Герцог Орлеанский занимал ту же позицию, что и его сын, – позицию предательства. Король запретил им появляться при дворе, их лишили части доходов, а в глазах народа Орлеан и Шартр приобрели ореол мучеников. Их приветствовали на улицах, а некоторые уже поговаривали, что, может быть, Орлеаны были бы не так уж плохи на троне...

Тем временем во дворце произошло событие, которое еще больше подорвало престиж королевской власти, а также заставило Марию-Антуанетту более трезво взглянуть на происходящее в стране.

Речь идет о знаменитом «деле об ожерелье», столь захватывающе описанном Александром Дюма-отцом в романе «Ожерелье королевы». Упрощенно суть его такова.

Некий кардинал Роган воспылал страстью к королеве и пожелал склонить ее к греху. Он заказал у ювелиров драгоценное ожерелье и велел показать его королеве. В то время в Париже обитала некая авантюристка (кстати, принадлежавшая к числу масонов, а мы помним, кто предводительствовал ими во Франции) мадам Ламотт, которая входила в круг приятелей кардинала и пожелала завладеть сокровищем. Она и ее супруг нашли среди проституток Пале-Рояля ( мы помним также, кому принадлежал дворец) некую «статистку» по имени Николь, которая была внешне очень похожа на королеву. Встречаясь с ней, Роган был убежден, что встречается с королевой, которая готова отдать ему свою благосклонность. Мадам Ламотт написала фальшивую расписку ювелирам, получив от них ожерелье, а от кардинала – деньги, и попыталась бежать. Вся история вскрылась, когда ювелиры пришли во дворец требовать свои миллионы. Об этом стало известно в парламенте, и советник Фрето де Сент-Жюст воскликнул:

– Хорошенькое дельце! Кардинал-мошенник и королева, оказавшаяся замешанной в деле о подлоге! Сколько грязи на скипетре и на жезле! Настоящий триумф для свободолюбивых идей!

Так и хочется спросить: а не для того ли и была затеяна вся афера с ожерельем?

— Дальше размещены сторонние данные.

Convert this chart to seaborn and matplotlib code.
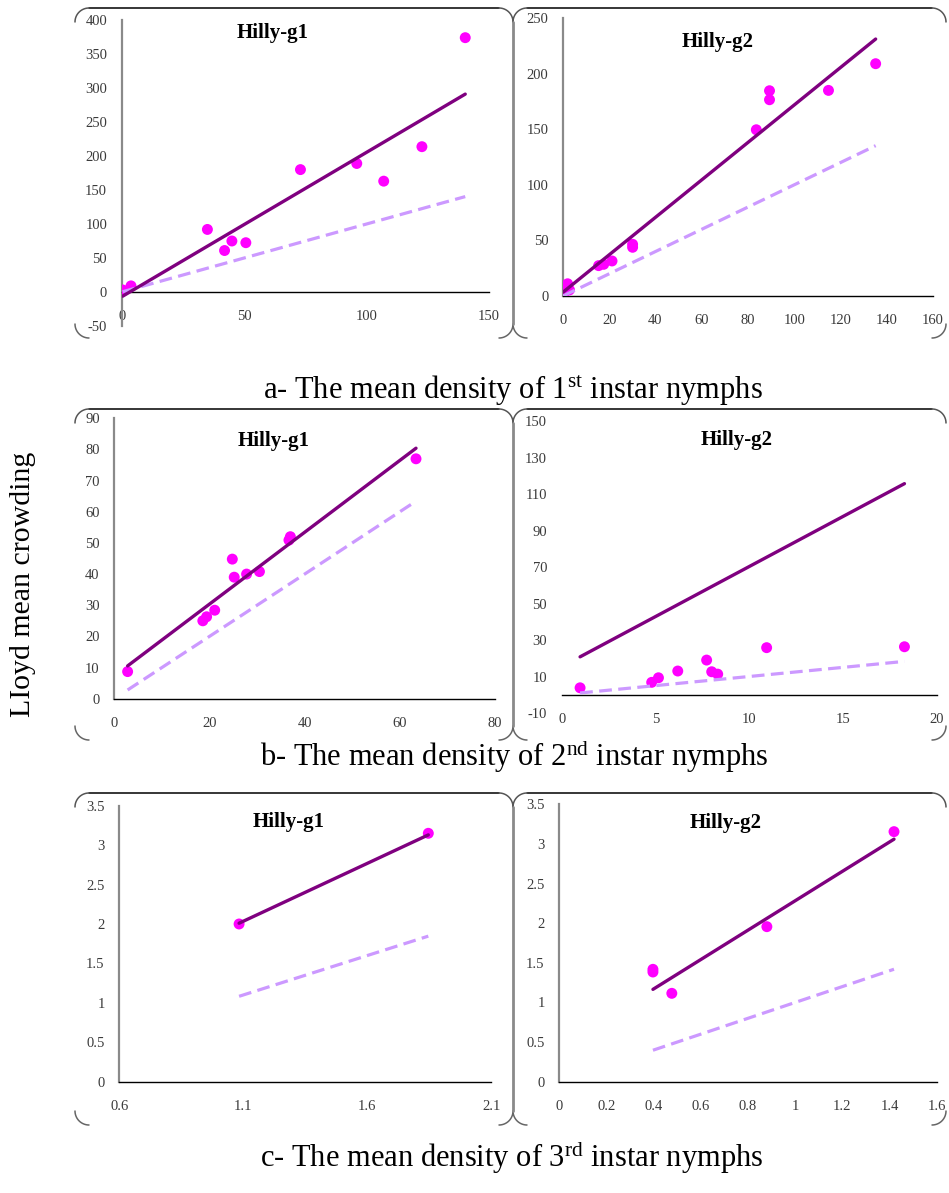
import numpy as np
import matplotlib
matplotlib.use("Agg")
import matplotlib.pyplot as plt
from matplotlib.lines import Line2D
from matplotlib.ticker import FuncFormatter
import seaborn as sns

# ---------------- data ----------------
# Hilly-g1, 1st instar: mean density vs Lloyd mean crowding
g1_n1_mean = [0.4, 3.8, 35.0, 42.0, 45.0, 50.7, 73.0, 96.0, 107.0, 122.6, 140.3]
g1_n1_crowd = [3.0, 9.0, 92.0, 61.0, 75.0, 72.5, 180.0, 189.0, 163.0, 213.7, 374.0]
g1_n1_fit = (-7.0, 2.124)          # intercept, slope

# Hilly-g2, 1st instar
g2_n1_mean = [0.1, 0.5, 1.0, 2.0, 2.8, 15.4, 17.6, 21.2, 30.1, 30.1,
              83.6, 89.3, 89.3, 114.8, 135.2]
g2_n1_crowd = [1.0, 3.5, 6.0, 11.0, 5.5, 27.3, 28.5, 31.5, 46.5, 43.8,
               149.5, 184.6, 176.5, 184.9, 208.9]
g2_n1_fit = (3.4, 1.684)

# Hilly-g1, 2nd instar
g1_n2_mean = [2.8, 18.6, 19.4, 21.1, 24.8, 25.2, 27.8, 30.5, 36.7, 37.0, 63.4]
g1_n2_crowd = [8.7, 25.0, 26.3, 28.4, 44.8, 39.0, 40.0, 40.8, 50.9, 52.0, 77.0]
g1_n2_fit = (7.3, 1.153)

# Hilly-g2, 2nd instar
g2_n2_mean = [0.98, 4.8, 5.16, 6.19, 7.73, 8.0, 8.32, 10.93, 18.28]
g2_n2_crowd = [3.8, 6.8, 9.3, 13.0, 19.0, 12.6, 11.3, 25.8, 26.3]
g2_n2_fit = (15.4, 5.485)

# Hilly-g1, 3rd instar
g1_n3_mean = [1.083, 1.846]
g1_n3_crowd = [2.0, 3.15]
g1_n3_fit = (0.42, 1.468)

# Hilly-g2, 3rd instar
g2_n3_mean = [0.397, 0.397, 0.477, 0.88, 1.419]
g2_n3_crowd = [1.418, 1.384, 1.115, 1.956, 3.155]
g2_n3_fit = (0.429, 1.854)

titles = ["Hilly-g1", "Hilly-g2"]
captions = [
    r"a- The mean density of 1$^{\mathrm{st}}$ instar nymphs",
    r"b- The mean density of 2$^{\mathrm{nd}}$ instar nymphs",
    r"c- The mean density of 3$^{\mathrm{rd}}$ instar nymphs",
]
y_label = "LIoyd mean crowding"

# ---------------- style ----------------
sns.set_style("white")
plt.rcParams["font.family"] = ["Liberation Serif", "DejaVu Serif"]
plt.rcParams["mathtext.fontset"] = "custom"
plt.rcParams["mathtext.rm"] = "Liberation Serif"
plt.rcParams["mathtext.it"] = "Liberation Serif:italic"
plt.rcParams["mathtext.bf"] = "Liberation Serif:bold"

W, H = 949, 1193
fig = plt.figure(figsize=(W / 100, H / 100), dpi=100)
fig.patch.set_facecolor("white")

POINT_C = "#FF00FF"
FIT_C = "#7F007F"
RAND_C = "#CC99FF"
TICK_C = "#3a3a3a"


def box(x0, x1, yt, yb):
    return [x0 / W, 1 - yb / H, (x1 - x0) / W, (yb - yt) / H]


def fmt(v, _pos):
    return "{:g}".format(round(v, 6))


panels = [
    # data, fit, axes box (px), xlim, xticks, ylim, yticks, title pos, show y spine
    (g1_n1_mean, g1_n1_crowd, g1_n1_fit, (121.7, 489, 20, 326),
     (0, 150), np.arange(0, 151, 50), (-50, 400), np.arange(-50, 401, 50),
     (273, 33), 0, True),
    (g2_n1_mean, g2_n1_crowd, g2_n1_fit, (563, 933, 18, 296),
     (0, 160), np.arange(0, 161, 20), (0, 250), np.arange(0, 251, 50),
     (718, 42), 1, True),
    (g1_n2_mean, g1_n2_crowd, g1_n2_fit, (114.3, 495, 418.3, 698.7),
     (0, 80), np.arange(0, 81, 20), (0, 90), np.arange(0, 91, 10),
     (274, 441), 0, True),
    (g2_n2_mean, g2_n2_crowd, g2_n2_fit, (561.7, 936.7, 421, 713),
     (0, 20), np.arange(0, 21, 5), (-10, 150), np.arange(-10, 151, 20),
     (737, 440), 1, False),
    (g1_n3_mean, g1_n3_crowd, g1_n3_fit, (119.3, 491.3, 805.7, 1081.7),
     (0.6, 2.1), np.arange(0.6, 2.11, 0.5), (0, 3.5), np.arange(0, 3.51, 0.5),
     (289, 822), 0, True),
    (g2_n3_mean, g2_n3_crowd, g2_n3_fit, (559.3, 936.7, 804.3, 1081.7),
     (0, 1.6), np.arange(0, 1.61, 0.2), (0, 3.5), np.arange(0, 3.51, 0.5),
     (726, 823), 1, True),
]

for (xs, ys, fit, bx, xlim, xticks, ylim, yticks, tpos, tidx, yspine) in panels:
    ax = fig.add_axes(box(*bx))
    ax.patch.set_visible(False)
    xs = np.asarray(xs)
    ys = np.asarray(ys)

    sns.scatterplot(x=xs, y=ys, ax=ax, color=POINT_C, s=62,
                    edgecolor="none", linewidth=0, zorder=3)

    xr = np.array([xs.min(), xs.max()])
    a, b = fit
    sns.lineplot(x=xr, y=xr, ax=ax, color=RAND_C, linewidth=2.3,
                 linestyle=(0, (4, 2)), zorder=4)
    sns.lineplot(x=xr, y=a + b * xr, ax=ax, color=FIT_C, linewidth=2.4,
                 zorder=5)

    ax.set_xlim(*xlim)
    ax.set_ylim(*ylim)
    ax.set_xticks(xticks)
    ax.set_yticks(yticks)
    ax.xaxis.set_major_formatter(FuncFormatter(fmt))
    ax.yaxis.set_major_formatter(FuncFormatter(fmt))
    ax.set_xlabel("")
    ax.set_ylabel("")

    for s in ("top", "right"):
        ax.spines[s].set_visible(False)
    ax.spines["bottom"].set_position(("data", 0))
    ax.spines["bottom"].set_color("black")
    ax.spines["bottom"].set_linewidth(1.0)
    ax.spines["left"].set_color("#8a8a8a")
    ax.spines["left"].set_linewidth(1.6)
    ax.spines["left"].set_visible(yspine)

    ax.tick_params(axis="x", direction="out", length=3, width=0.8,
                   color="black", pad=10, labelsize=10.5, labelcolor=TICK_C)
    ax.tick_params(axis="y", direction="out", length=3, width=0.8,
                   color="#333333", pad=7.5, labelsize=10.5, labelcolor=TICK_C)

    fig.text(tpos[0] / W, 1 - tpos[1] / H, titles[tidx], ha="center",
             va="center", fontsize=15, fontweight="bold", color="black")

# ---------------- captions and shared label ----------------
cap_pos = [(513, 391), (514, 756), (512, 1157)]
for (cx, cy), txt in zip(cap_pos, captions):
    fig.text(cx / W, 1 - cy / H, txt, ha="center", va="center",
             fontsize=22, color="black")

fig.text(23 / W, 1 - 584 / H, y_label, rotation=90, ha="center",
         va="center", fontsize=21.5, color="black")

# ---------------- rounded panel frames ----------------
def fline(xp, yp, **kw):
    xp = np.asarray(xp, float) / W
    yp = 1 - np.asarray(yp, float) / H
    fig.add_artist(Line2D(xp, yp, transform=fig.transFigure, **kw))


def corner(cx, cy, r, a0, a1, **kw):
    t = np.radians(np.linspace(a0, a1, 20))
    fline(cx + r * np.cos(t), cy - r * np.sin(t), **kw)


XL, XM, XR, R = 75, 513, 946, 14
rows = [(8, 338), (409, 740), (793, 1125)]
for top, bot in rows:
    for x0, x1 in ((XL, XM), (XM, XR)):
        fline([x0 + R, x1 - R], [top, top], color="black", lw=1.1)
        corner(x0 + R, top + R, R, 90, 180, color="#555555", lw=1.1)
        corner(x1 - R, top + R, R, 0, 90, color="#555555", lw=1.1)
        corner(x0 + R, bot - R, R, 180, 270, color="#666666", lw=1.1)
        corner(x1 - R, bot - R, R, 270, 360, color="#666666", lw=1.1)
    fline([XM, XM], [top + R, bot - R], color="#8a8a8a", lw=2.0)

fig.savefig("out.png", dpi=100, facecolor="white")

Конечно, королева сделала огромную ошибку, поручив парламенту разбирать это дело. Многолетнее безразличие монархов к парламенту теперь обернулось против них, судьи считали, что настало время публично и основательно проучить короля и королеву. Двадцатью шестью голосами против двадцати двух кардинал Роган был оправдан полностью и безоговорочно. Оправдали и Николь, и знаменитого Калиостро, который тоже был замешан в афере. За все «на растерзание» отдавалась мадам Ламотт. Ее секли плетьми, заклеймили буквой «V» (voleuse, то есть воровка) и приговорили навсегда заточить в монастырь Сальпетриер.

вернуться

3

Парламентом во Франции того времени назывались судебные учреждения, члены которых назначались королем. Парижский парламент являлся высшей апелляционной инстанцией страны. Владельцы парламентских должностей составили богатое и влиятельное «дворянство мантии». В 1790 году, во время революции, парламенты были упразднены.